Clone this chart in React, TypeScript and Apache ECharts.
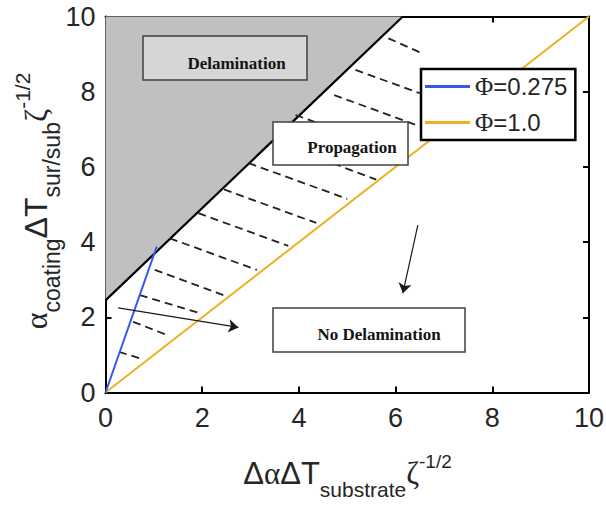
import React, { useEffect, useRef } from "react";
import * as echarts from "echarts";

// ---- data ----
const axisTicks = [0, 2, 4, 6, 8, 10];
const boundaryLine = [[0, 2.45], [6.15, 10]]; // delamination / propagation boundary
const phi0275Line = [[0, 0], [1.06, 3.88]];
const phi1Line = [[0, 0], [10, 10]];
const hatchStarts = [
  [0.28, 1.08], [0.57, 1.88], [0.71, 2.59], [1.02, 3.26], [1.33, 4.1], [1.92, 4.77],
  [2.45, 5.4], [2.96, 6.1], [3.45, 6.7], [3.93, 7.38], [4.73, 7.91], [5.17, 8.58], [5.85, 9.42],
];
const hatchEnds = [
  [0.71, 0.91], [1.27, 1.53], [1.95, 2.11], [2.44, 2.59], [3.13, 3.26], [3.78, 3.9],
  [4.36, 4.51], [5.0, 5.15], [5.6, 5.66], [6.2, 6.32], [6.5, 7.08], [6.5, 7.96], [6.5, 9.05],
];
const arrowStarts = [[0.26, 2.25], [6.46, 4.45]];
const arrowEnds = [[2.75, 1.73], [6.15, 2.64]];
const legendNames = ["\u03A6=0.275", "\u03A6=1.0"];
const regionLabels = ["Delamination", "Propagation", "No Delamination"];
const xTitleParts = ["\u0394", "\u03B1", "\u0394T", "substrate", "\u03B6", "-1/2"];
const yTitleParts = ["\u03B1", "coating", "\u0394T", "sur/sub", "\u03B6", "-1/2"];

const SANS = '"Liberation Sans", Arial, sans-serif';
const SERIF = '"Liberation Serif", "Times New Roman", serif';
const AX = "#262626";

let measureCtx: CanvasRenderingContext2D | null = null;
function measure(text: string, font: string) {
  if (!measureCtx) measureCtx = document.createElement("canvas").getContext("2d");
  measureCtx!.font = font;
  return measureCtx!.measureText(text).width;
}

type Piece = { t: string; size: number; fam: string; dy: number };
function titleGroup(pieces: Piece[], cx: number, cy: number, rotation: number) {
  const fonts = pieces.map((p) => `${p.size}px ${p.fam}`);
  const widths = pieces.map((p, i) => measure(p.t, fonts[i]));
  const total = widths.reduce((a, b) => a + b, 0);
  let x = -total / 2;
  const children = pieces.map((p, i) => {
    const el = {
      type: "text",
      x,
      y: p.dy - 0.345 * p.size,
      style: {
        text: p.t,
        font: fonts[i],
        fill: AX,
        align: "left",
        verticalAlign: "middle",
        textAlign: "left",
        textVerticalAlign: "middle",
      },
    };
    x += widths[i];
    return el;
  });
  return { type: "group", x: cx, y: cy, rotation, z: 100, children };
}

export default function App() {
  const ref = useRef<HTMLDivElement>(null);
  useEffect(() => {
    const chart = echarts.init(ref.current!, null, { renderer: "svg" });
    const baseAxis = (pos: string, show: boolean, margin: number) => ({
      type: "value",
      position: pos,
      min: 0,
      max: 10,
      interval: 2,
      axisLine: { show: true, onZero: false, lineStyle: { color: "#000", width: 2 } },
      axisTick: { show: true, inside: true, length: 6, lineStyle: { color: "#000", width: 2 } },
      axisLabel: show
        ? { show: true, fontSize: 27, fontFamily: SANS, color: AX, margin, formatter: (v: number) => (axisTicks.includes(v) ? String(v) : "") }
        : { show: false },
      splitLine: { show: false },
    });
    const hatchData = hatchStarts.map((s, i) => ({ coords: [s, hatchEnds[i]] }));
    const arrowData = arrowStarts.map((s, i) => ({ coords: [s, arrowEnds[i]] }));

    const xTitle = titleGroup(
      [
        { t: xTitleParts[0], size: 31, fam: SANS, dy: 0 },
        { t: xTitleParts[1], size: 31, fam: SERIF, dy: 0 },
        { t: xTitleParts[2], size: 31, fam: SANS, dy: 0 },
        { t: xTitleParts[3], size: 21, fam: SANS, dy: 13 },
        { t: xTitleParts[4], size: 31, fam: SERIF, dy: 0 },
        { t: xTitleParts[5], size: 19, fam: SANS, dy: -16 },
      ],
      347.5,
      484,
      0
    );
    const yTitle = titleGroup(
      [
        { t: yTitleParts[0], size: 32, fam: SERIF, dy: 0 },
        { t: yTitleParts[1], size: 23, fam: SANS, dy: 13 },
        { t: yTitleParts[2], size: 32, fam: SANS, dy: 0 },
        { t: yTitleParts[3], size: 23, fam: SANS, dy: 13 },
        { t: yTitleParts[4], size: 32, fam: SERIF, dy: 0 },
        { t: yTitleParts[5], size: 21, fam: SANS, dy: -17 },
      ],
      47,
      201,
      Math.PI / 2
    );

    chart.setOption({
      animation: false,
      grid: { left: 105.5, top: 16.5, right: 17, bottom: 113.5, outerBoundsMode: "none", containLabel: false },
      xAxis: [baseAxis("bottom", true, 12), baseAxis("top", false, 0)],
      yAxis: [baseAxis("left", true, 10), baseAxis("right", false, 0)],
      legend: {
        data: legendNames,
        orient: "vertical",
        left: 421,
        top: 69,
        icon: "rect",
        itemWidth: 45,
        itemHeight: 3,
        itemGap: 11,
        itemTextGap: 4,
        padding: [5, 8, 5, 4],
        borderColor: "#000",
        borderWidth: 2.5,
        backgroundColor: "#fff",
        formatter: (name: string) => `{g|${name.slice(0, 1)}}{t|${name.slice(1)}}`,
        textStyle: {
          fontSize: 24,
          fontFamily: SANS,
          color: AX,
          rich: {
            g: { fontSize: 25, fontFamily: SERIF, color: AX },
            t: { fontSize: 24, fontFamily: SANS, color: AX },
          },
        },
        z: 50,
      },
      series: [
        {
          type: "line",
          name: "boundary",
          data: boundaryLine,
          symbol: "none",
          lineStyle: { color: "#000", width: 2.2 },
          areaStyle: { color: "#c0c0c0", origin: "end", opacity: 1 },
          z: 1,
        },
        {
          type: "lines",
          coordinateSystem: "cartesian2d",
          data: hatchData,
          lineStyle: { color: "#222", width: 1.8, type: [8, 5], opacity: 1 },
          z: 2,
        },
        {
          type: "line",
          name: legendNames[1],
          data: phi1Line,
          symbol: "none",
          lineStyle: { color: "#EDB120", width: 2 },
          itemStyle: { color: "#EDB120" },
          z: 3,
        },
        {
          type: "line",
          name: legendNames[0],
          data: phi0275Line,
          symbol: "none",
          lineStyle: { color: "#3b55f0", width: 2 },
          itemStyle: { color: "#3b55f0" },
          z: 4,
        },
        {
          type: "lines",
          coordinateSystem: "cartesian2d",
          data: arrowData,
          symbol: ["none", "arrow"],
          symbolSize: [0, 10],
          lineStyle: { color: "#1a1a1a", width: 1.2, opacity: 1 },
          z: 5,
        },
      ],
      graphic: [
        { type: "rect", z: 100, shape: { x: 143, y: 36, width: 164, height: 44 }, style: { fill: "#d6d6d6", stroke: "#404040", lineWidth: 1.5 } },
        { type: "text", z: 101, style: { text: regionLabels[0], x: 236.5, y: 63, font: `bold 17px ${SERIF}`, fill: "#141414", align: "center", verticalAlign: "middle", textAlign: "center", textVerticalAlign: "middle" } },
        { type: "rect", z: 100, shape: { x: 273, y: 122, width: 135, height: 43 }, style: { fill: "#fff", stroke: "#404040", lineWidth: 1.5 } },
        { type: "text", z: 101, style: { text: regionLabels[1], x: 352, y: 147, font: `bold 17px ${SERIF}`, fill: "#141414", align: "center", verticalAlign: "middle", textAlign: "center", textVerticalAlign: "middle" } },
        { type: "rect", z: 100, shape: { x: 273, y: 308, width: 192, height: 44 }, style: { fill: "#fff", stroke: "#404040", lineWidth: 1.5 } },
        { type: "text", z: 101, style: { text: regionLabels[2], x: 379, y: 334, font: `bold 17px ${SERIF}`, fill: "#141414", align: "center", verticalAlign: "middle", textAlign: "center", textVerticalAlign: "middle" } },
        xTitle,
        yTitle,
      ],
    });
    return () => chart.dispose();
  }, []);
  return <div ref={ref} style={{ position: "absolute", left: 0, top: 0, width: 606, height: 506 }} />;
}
****************
**What is being asked:** Write out the lines from the start of the material to the line with "import * as", inclusive and exactly. Skip the pictures.

**Finished task:**
Clone this chart in React, TypeScript and Apache ECharts.
import React, { useEffect, useRef } from "react";
import * as echarts from "echarts";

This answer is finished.